If the former, try making them static – i.e. don’t change the contents. If that “fixes” your problem, then try multibuffering them. That might give you fixed behavior as well.

Why I suggest that: Buffer updates are tricky for an OpenGL/OpenGL ES implementation to handle, because while you have the CPU updating their contents, you have the GPU/back-end driver wanting to render with the “old” contents 1-N updates ago. This is especially an issue on mobile GPUs where the whole architecture pretty much relies on fragment work being done 1-3 frames “after” the CPU submit it. The OpenGL / OpenGL ES interface completely abstracts this as an issue, but the driver has to deal with it some how.

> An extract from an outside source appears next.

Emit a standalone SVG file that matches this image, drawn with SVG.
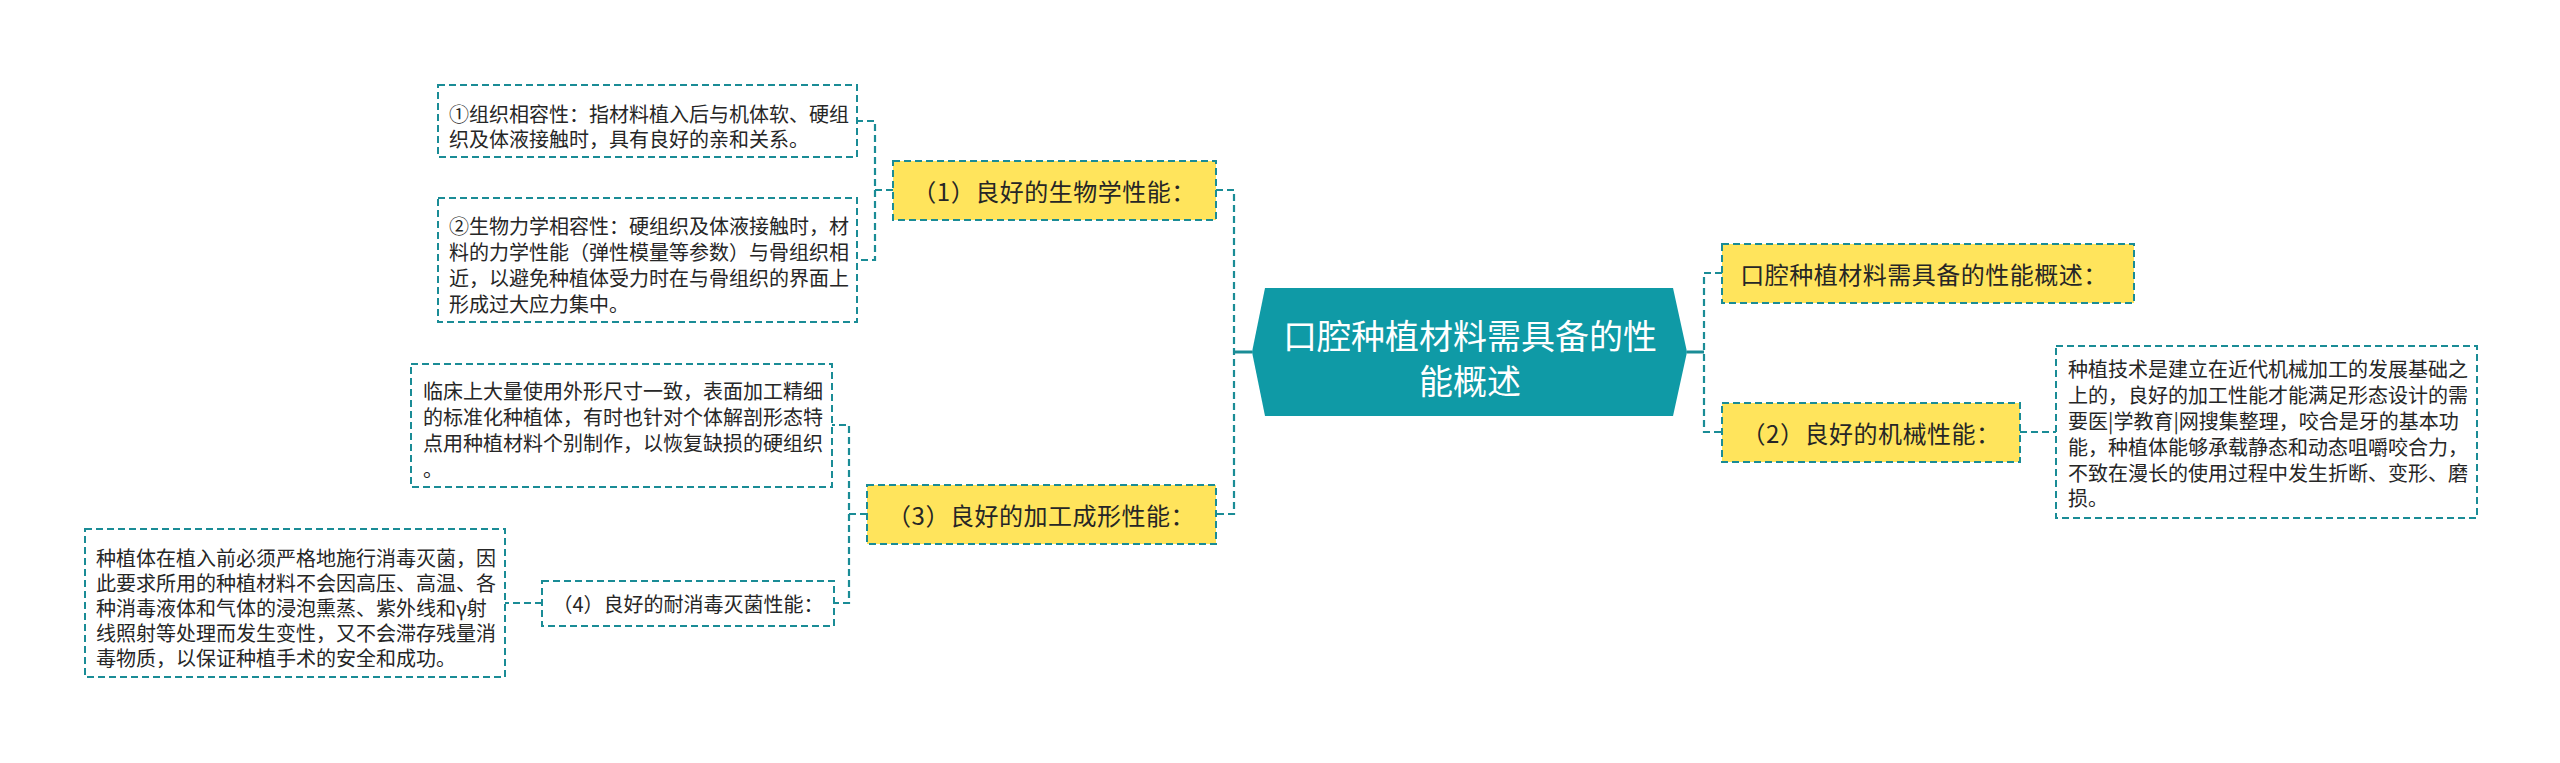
<svg xmlns="http://www.w3.org/2000/svg" width="2560" height="763" viewBox="0 0 2560 763">
<style>
text{font-family:"Noto Sans CJK SC","Noto Sans",sans-serif;fill:#262626;dominant-baseline:central}
.leaf rect{fill:#fff;stroke:#1a8c96;stroke-width:2;stroke-dasharray:7 4}
.leaf text{font-size:20px}
.main rect{fill:#ffe45c;stroke:#1a8c96;stroke-width:2;stroke-dasharray:7 4}
.main text{font-size:24px;text-anchor:middle;letter-spacing:0.5px}
.sub rect{fill:#fff;stroke:#1a8c96;stroke-width:2;stroke-dasharray:7 4}
.sub text{font-size:20px;text-anchor:middle}
.dash{fill:none;stroke:#1a8c96;stroke-width:2.2;stroke-dasharray:7 4}
.solid{fill:none;stroke:#1a8c96;stroke-width:3}
</style>
<rect width="2560" height="763" fill="#fff"/>
<g id="connectors">
<path class="dash" d="M1216,190 H1234 V514 H1216"/>
<path class="solid" d="M1234,352 H1252"/>
<path class="dash" d="M1722,273 H1704 V432 H1722"/>
<path class="solid" d="M1687,352 H1704"/>
<path class="dash" d="M893,190 H875 V121 H857"/>
<path class="dash" d="M875,190 V260 H857"/>
<path class="dash" d="M867,514 H849 V425 H832"/>
<path class="dash" d="M849,514 V603 H834"/>
<path class="dash" d="M542,603 H505"/>
<path class="dash" d="M2020,432 H2056"/>
</g>
<g id="center">
<polygon points="1252,352 1265,288 1673,288 1687,352 1673,416 1265,416" fill="#0f9aa6"/>
<text x="1470" y="334" font-size="34" text-anchor="middle" style="fill:#fff">口腔种植材料需具备的性</text>
<text x="1470" y="379" font-size="34" text-anchor="middle" style="fill:#fff">能概述</text>
</g>
<g id="node1" class="main">
<rect x="893" y="161" width="323" height="59"/>
<text x="1054" y="190">（1）良好的生物学性能：</text>
</g>
<g id="leaf1" class="leaf">
<rect x="438" y="85" width="419" height="72"/>
<text x="449" y="113">①组织相容性：指材料植入后与机体软、硬组</text>
<text x="449" y="138">织及体液接触时，具有良好的亲和关系。</text>
</g>
<g id="leaf2" class="leaf">
<rect x="438" y="198" width="419" height="124"/>
<text x="449" y="225">②生物力学相容性：硬组织及体液接触时，材</text>
<text x="449" y="251">料的力学性能（弹性模量等参数）与骨组织相</text>
<text x="449" y="277">近，以避免种植体受力时在与骨组织的界面上</text>
<text x="449" y="303">形成过大应力集中。</text>
</g>
<g id="node3" class="main">
<rect x="867" y="485" width="349" height="59"/>
<text x="1041" y="514">（3）良好的加工成形性能：</text>
</g>
<g id="leaf3" class="leaf">
<rect x="411" y="364" width="421" height="123"/>
<text x="423" y="390">临床上大量使用外形尺寸一致，表面加工精细</text>
<text x="423" y="416">的标准化种植体，有时也针对个体解剖形态特</text>
<text x="423" y="442">点用种植材料个别制作，以恢复缺损的硬组织</text>
<text x="423" y="468">。</text>
</g>
<g id="node4" class="sub">
<rect x="542" y="581" width="292" height="45"/>
<text x="688" y="603">（4）良好的耐消毒灭菌性能：</text>
</g>
<g id="leaf4" class="leaf">
<rect x="85" y="529" width="420" height="148"/>
<text x="96" y="557">种植体在植入前必须严格地施行消毒灭菌，因</text>
<text x="96" y="582">此要求所用的种植材料不会因高压、高温、各</text>
<text x="96" y="607">种消毒液体和气体的浸泡熏蒸、紫外线和γ射</text>
<text x="96" y="632">线照射等处理而发生变性，又不会滞存残量消</text>
<text x="96" y="657">毒物质，以保证种植手术的安全和成功。</text>
</g>
<g id="nodeA" class="main">
<rect x="1722" y="244" width="412" height="59"/>
<text x="1924" y="273">口腔种植材料需具备的性能概述：</text>
</g>
<g id="node2" class="main">
<rect x="1722" y="403" width="298" height="59"/>
<text x="1871" y="432">（2）良好的机械性能：</text>
</g>
<g id="leafR" class="leaf">
<rect x="2056" y="346" width="421" height="172"/>
<text x="2068" y="368">种植技术是建立在近代机械加工的发展基础之</text>
<text x="2068" y="394">上的，良好的加工性能才能满足形态设计的需</text>
<text x="2068" y="420">要医|学教育|网搜集整理，咬合是牙的基本功</text>
<text x="2068" y="446">能，种植体能够承载静态和动态咀嚼咬合力，</text>
<text x="2068" y="472">不致在漫长的使用过程中发生折断、变形、磨</text>
<text x="2068" y="497">损。</text>
</g>
</svg>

Some GL-ES drivers just punt the whole issue to the app and block your CPU draw thread if it tries to update a buffer object for which there is an unexecuted GPU read-request in the pipe (ImgTech PowerVR drivers do this, or at least did). But in this case, maybe Qualcomm Adreno drivers should be doing this, but instead are yielding buggy behavior (?) Worth considering.

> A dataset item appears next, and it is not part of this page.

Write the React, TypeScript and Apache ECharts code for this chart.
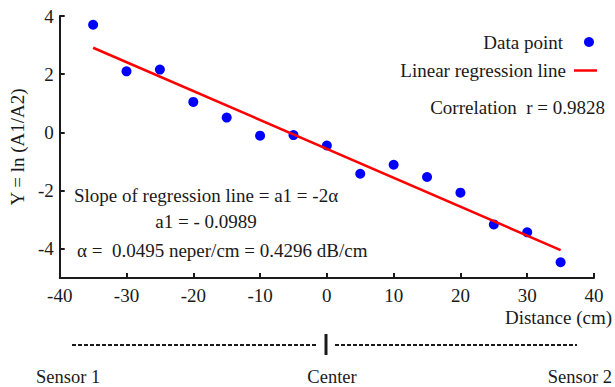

(Related: Vulkan punts this whole issue off to the app developer, making the app deal explicitly with the multibuffering and synchronization to get properly rendered results. This is really the way it should be, because the driver doesn’t know enough to get the best results in all use cases.)

1 Like

I am very weary of introducing SSBOs into this code path.

My code is split into two parts: a graphics library and some apps. The library already uses SSBOs for some effects, and there are problems with those (I’ve opened threads in this very forum about them - here’s one: https://community.khronos.org/t/flashes-on-arm-mali/). Generally speaking my impression is that there are even more driver problems with SSBOs than with UBOs.

The app I am talking about in this thread does not use the effects which require an SSBO.

Maybe indeed a 2D texture would be an answer here. Or your original suggestion: i.e. rather than

layout (packed) uniform vUniformProperties
{
vec2 vProperties[NUM];  // properties of the effect, x=name, y=height
};

as a workaround to save uniform var space, keep using

layout (std140) uniform vUniformProperties
{
vec4 vProperties[NUM]; // properties of the effect, x=name, y=unused, z=height, w=unused
};

but with a twice smaller ‘NUM’ and do mod2 math to figure out proper var in the shader.

Problem is, this computation would be in a rather critical part of the vertex shader, and vertex shading already is the slowest part of the whole thing. Such mod2 math would, I feel, knock off a few digits from the FPS.

If your feeling doesn’t come from actually profiling it, then you should ignore your feeling until you have actual profiling data.